Scenario C: Enterprise cost optimization within compliance constraints
Large organizations subject to SOX, PCI DSS, or NIST CSF requirements use tiered storage strategies to compress costs without reducing security posture. Long-term retention data moves to archive tiers; active recovery windows remain on hot storage. Backup data retention policies define the boundary between tiers and must align with both regulatory retention minimums and vendor pricing models.

Decision boundaries

The decision boundary between acceptable and unacceptable cost reduction is determined by four factors:

  1. Regulatory floor — The minimum security controls mandated by applicable law or framework (HIPAA, PCI DSS, SOX, NIST CSF) cannot be traded away for cost reduction. These are non-negotiable constraints, not preferences.

  2. Insurance underwriter requirements — Cyber insurance carriers increasingly specify backup configuration requirements as policy conditions. Configurations that fail underwriter standards void coverage, shifting the financial risk of an incident entirely to the organization.

  3. Recovery performance tolerance — Storage tier selection must be evaluated against documented RTO/RPO requirements. The cost of cheaper storage is paid in recovery time; acceptable tradeoff analysis requires quantified recovery objectives, not assumptions.
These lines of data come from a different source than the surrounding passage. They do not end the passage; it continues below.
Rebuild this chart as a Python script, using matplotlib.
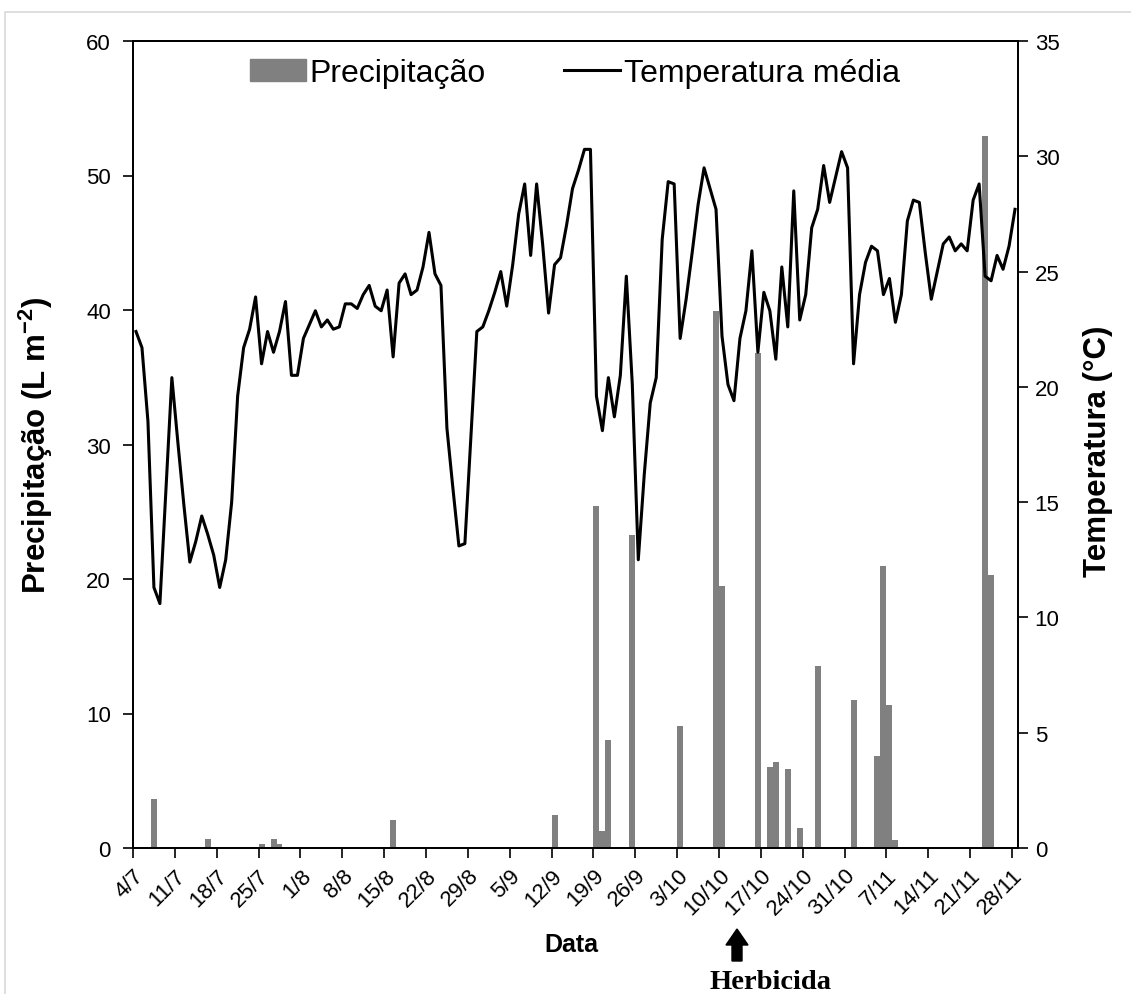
import numpy as np
import matplotlib.pyplot as plt
from matplotlib.patches import Rectangle, Polygon
from matplotlib.lines import Line2D

plt.rcParams['font.family'] = ['Liberation Sans', 'DejaVu Sans']
plt.rcParams['mathtext.fontset'] = 'custom'
plt.rcParams['mathtext.rm'] = 'Liberation Sans'
plt.rcParams['mathtext.bf'] = 'Liberation Sans:bold'

# Daily mean temperature (°C) from 4/7 to 28/11
temp = [22.4, 21.7, 18.5, 11.3, 10.6, 15.5, 20.4, 17.6, 14.9, 12.4,
        13.3, 14.4, 13.6, 12.7, 11.3, 12.5, 15.0, 19.6, 21.7, 22.5,
        23.9, 21.0, 22.4, 21.5, 22.4, 23.7, 20.5, 20.5, 22.1, 22.7,
        23.3, 22.6, 22.9, 22.5, 22.6, 23.6, 23.6, 23.4, 24.0, 24.4,
        23.5, 23.3, 24.2, 21.3, 24.5, 24.9, 24.0, 24.2, 25.2, 26.7,
        24.9, 24.4, 18.2, 15.6, 13.1, 13.2, 17.8, 22.4, 22.6, 23.3,
        24.1, 25.0, 23.5, 25.3, 27.5, 28.8, 25.7, 28.8, 26.2, 23.2,
        25.3, 25.6, 27.0, 28.6, 29.4, 30.3, 30.3, 19.6, 18.1, 20.4,
        18.7, 20.5, 24.8, 20.1, 12.5, 16.2, 19.3, 20.4, 26.4, 28.9,
        28.8, 22.1, 23.8, 25.8, 27.9, 29.5, 28.6, 27.7, 22.2, 20.1,
        19.4, 22.1, 23.3, 25.9, 21.5, 24.1, 23.3, 21.2, 25.2, 22.6,
        28.5, 22.9, 24.0, 26.9, 27.7, 29.6, 28.0, 29.1, 30.2, 29.5,
        21.0, 24.0, 25.4, 26.1, 25.9, 24.0, 24.7, 22.8, 24.0, 27.2,
        28.1, 28.0, 25.8, 23.8, 25.0, 26.2, 26.5, 25.9, 26.2, 25.9,
        28.1, 28.8, 24.8, 24.6, 25.7, 25.1, 26.1, 27.7]

# Rainy days (days after 4/7) and rainfall (L m-2)
rain_day = [3, 12, 21, 23, 24, 43, 70, 77, 78, 79, 83, 91, 97, 98,
            104, 106, 107, 109, 111, 114, 120, 124, 125, 126, 127, 142, 143]
rain_mm = [3.65, 0.67, 0.3, 0.67, 0.3, 2.1, 2.45, 25.4, 1.3, 8.0, 23.3,
           9.1, 39.9, 19.5, 36.8, 6.05, 6.4, 5.9, 1.45, 13.5, 11.0,
           6.85, 21.0, 10.65, 0.6, 52.9, 20.3]

tick_labels = ['4/7', '11/7', '18/7', '25/7', '1/8', '8/8', '15/8', '22/8',
               '29/8', '5/9', '12/9', '19/9', '26/9', '3/10', '10/10',
               '17/10', '24/10', '31/10', '7/11', '14/11', '21/11', '28/11']

n = len(temp)
x = np.arange(n) + 0.5
rain = np.zeros(n)
rain[rain_day] = rain_mm

W, H = 1131, 995
fig = plt.figure(figsize=(W / 100, H / 100), dpi=100)

# light frame around the chart area
fig.patches.append(Rectangle((5 / W, -0.1), 1.2, 1.1 - 13 / H,
                             transform=fig.transFigure, fill=False,
                             edgecolor='#d9d9d9', lw=1.2))

ax = fig.add_axes([133 / W, 1 - 849 / H, 885 / W, 807 / H])
ax.bar(x, rain, width=1.0, color='#808080', linewidth=0)
ax.set_xlim(0, n)
ax.set_ylim(0, 60)
ax.set_yticks(np.arange(0, 61, 10))
ax.set_xticks(np.arange(0, n, 7))
ax.set_xticklabels(tick_labels, rotation=45, ha='right',
                   rotation_mode='anchor', fontsize=16)
ax.tick_params(axis='y', labelsize=16, direction='out', length=7,
               width=1.2, pad=9)
ax.tick_params(axis='x', direction='out', length=7, width=1.2, pad=5)

ax2 = ax.twinx()
ax2.plot(x, temp, color='black', lw=2.2)
ax2.set_ylim(0, 35)
ax2.set_yticks(np.arange(0, 36, 5))
ax2.tick_params(axis='y', labelsize=16, direction='out', length=7,
                width=1.2, pad=5)

for a in (ax, ax2):
    for s in a.spines.values():
        s.set_linewidth(1.3)
        s.set_color('black')

fig.text(36 / W, 1 - 445 / H, r'Precipitação (L m$^{\mathbf{-2}}$)',
         rotation=90, ha='center', va='center', fontsize=22.5,
         fontweight='bold')
fig.text(1098 / W, 1 - 451 / H, 'Temperatura (°C)', rotation=90,
         ha='center', va='center', fontsize=22.5, fontweight='bold')

handles = [Rectangle((0, 0), 1, 1, color='#808080'),
           Line2D([0], [0], color='black', lw=2.2)]
fig.legend(handles, ['Precipitação', 'Temperatura média'], ncol=2,
           loc='center', bbox_to_anchor=(575 / W, 1 - 74 / H),
           frameon=False, fontsize=23, handlelength=1.75,
           handletextpad=0.12, columnspacing=2.45)

fig.text(571 / W, 1 - 945 / H, 'Data', ha='center', va='center',
         fontsize=18, fontweight='bold')

# arrow marking the herbicide application
ax_c, tip, neck, base = 737, 930, 946, 962
arrow = Polygon([(ax_c, tip), (ax_c + 11, neck), (ax_c + 5, neck),
                 (ax_c + 5, base), (ax_c - 5, base), (ax_c - 5, neck),
                 (ax_c - 11, neck)], closed=True, color='black')
arrow.set_xy([(px / 100, (H - py) / 100) for px, py in arrow.get_xy()])
arrow.set_transform(fig.dpi_scale_trans)
fig.patches.append(arrow)
fig.text(771 / W, 1 - 983 / H, 'Herbicida', ha='center', va='center',
         fontsize=20.5, fontweight='bold', family='Liberation Serif')

fig.savefig('out.png', dpi=100)
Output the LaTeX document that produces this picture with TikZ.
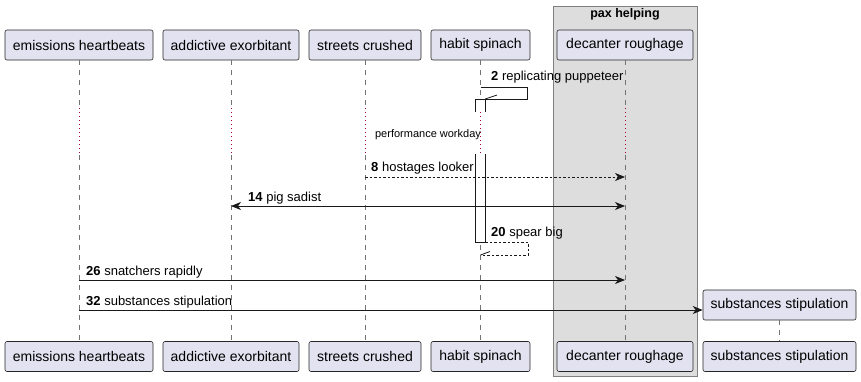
\documentclass[tikz,border=0pt]{standalone}
\usepackage{fontspec}
\setmainfont{Liberation Sans}
\usetikzlibrary{arrows.meta}
\definecolor{partfill}{HTML}{E2E2F0}
\definecolor{boxfill}{HTML}{DDDDDD}
\definecolor{delaycol}{HTML}{A80036}
\def\msglabel(#1,#2)#3#4{\node[anchor=west, inner sep=0, yshift=-1.5pt, font=\fontsize{13}{15}\selectfont] at (#1,#2) {\textbf{#3} #4};}

\tikzset{
	actor/.style={draw=black!85, fill=partfill, rounded corners=2pt, line width=0.6pt, minimum height=30, inner sep=0, font=\fontsize{14}{16}\selectfont},
	life/.style={draw=black!55, line width=0.6pt, dash pattern=on 5pt off 5pt},
	delay/.style={draw=delaycol, line width=0.9pt, dash pattern=on 1pt off 3pt},
	msg/.style={draw=black!90, line width=0.8pt, ->},
	reply/.style={msg, dash pattern=on 2.5pt off 2pt},
}

\begin{document}
\begin{tikzpicture}[x=1pt, y=-1pt, >={Stealth[length=10pt, width=8pt, inset=3pt]}]
			%%%%% START %%%%%
			\useasboundingbox (0,0) rectangle (861,381);
			
			\draw[fill=boxfill, draw=black!50, line width=0.7pt] (553,6) rectangle (697,376);
			\node[font=\bfseries\fontsize{12.5}{14}\selectfont] (pax) at (625,14) {pax helping};
			
			\node[actor, minimum width=148] (ehTop) at (79,45) {emissions heartbeats};
			\node[actor, minimum width=136] (aeTop) at (231,45) {addictive exorbitant};
			\node[actor, minimum width=112] (scTop) at (365,45) {streets crushed};
			\node[actor, minimum width=99] (hsTop) at (480.5,45) {habit spinach};
			\node[actor, minimum width=136] (drTop) at (625,45) {decanter roughage};
			
			\node[actor, minimum width=148] (ehBot) at (79,356.5) {emissions heartbeats};
			\node[actor, minimum width=136] (aeBot) at (231,356.5) {addictive exorbitant};
			\node[actor, minimum width=112] (scBot) at (365,356.5) {streets crushed};
			\node[actor, minimum width=99] (hsBot) at (480.5,356.5) {habit spinach};
			\node[actor, minimum width=136] (drBot) at (625,356.5) {decanter roughage};
			\node[actor, minimum width=153] (ssBot) at (779.5,356.5) {substances stipulation};
			
			% lifelines, broken by the delay
			\foreach \p in {eh,ae,sc,hs,dr} {
				\draw[life] (\p Top.south) -- (\p Top.south |- 0,108);
				\draw[delay] (\p Top.south |- 0,108) -- (\p Top.south |- 0,155);
				\draw[life] (\p Top.south |- 0,155) -- (\p Bot.north);
			}
			\node[font=\fontsize{11}{13}\selectfont, inner sep=0] (wait) at (428,134.5) {performance workday};
			
			% activation of habit spinach
			\draw[fill=white, draw=black!90, line width=0.8pt] (475,112) -- (475,99) -- (485,99) -- (485,112);
			\draw[fill=white, draw=black!90, line width=0.8pt] (475,154) -- (475,242) -- (485,242) -- (485,154);
			
			\draw[draw=black!90, line width=0.8pt] (hsTop.south |- 0,87) -- (527,87) -- (527,99) -- (485,99);
			\draw[draw=black!90, line width=0.8pt] (485,99) -- (497,95);
			\msglabel(491,76){2}{replicating puppeteer}
			
			\draw[reply] (scTop |- 0,177) -- (drTop |- 0,177);
			\msglabel(371,167){8}{hostages looker}
			
			\draw[msg, <->] (aeTop |- 0,206) -- (drTop |- 0,206);
			\msglabel(248,197){14}{pig sadist}
			
			\draw[draw=black!90, line width=0.8pt, dash pattern=on 2.5pt off 2pt] (485,242) -- (528,242) -- (528,255) -- (hsTop |- 0,255);
			\draw[draw=black!90, line width=0.8pt] (hsTop |- 0,255) -- (490,251.5);
			\msglabel(491,232){20}{spear big}
			
			\draw[msg] (ehTop |- 0,280) -- (drTop |- 0,280);
			\msglabel(86,271){26}{snatchers rapidly}
			
			\node[actor, minimum width=153] (ssTop) at (779.5,305) {substances stipulation};
			\draw[life] (ssTop.south) -- (ssBot.north);
			\draw[msg] (ehTop |- 0,310) -- (ssTop.west |- 0,310);
			\msglabel(86,301){32}{substances stipulation}
			
			%%%%% END %%%%%
\end{tikzpicture}
\end{document}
  4. Threat model alignment — Organizations with elevated exposure to insider threat or supply chain compromise (addressed under insider threat cloud backup) require controls — immutability, MFA, least-privilege access — that cannot be removed without materially increasing incident probability.

The practical decision framework is sequential: regulatory and insurance floors are established first, recovery performance requirements are locked second, and cost optimization operates only within the constrained solution space that remains.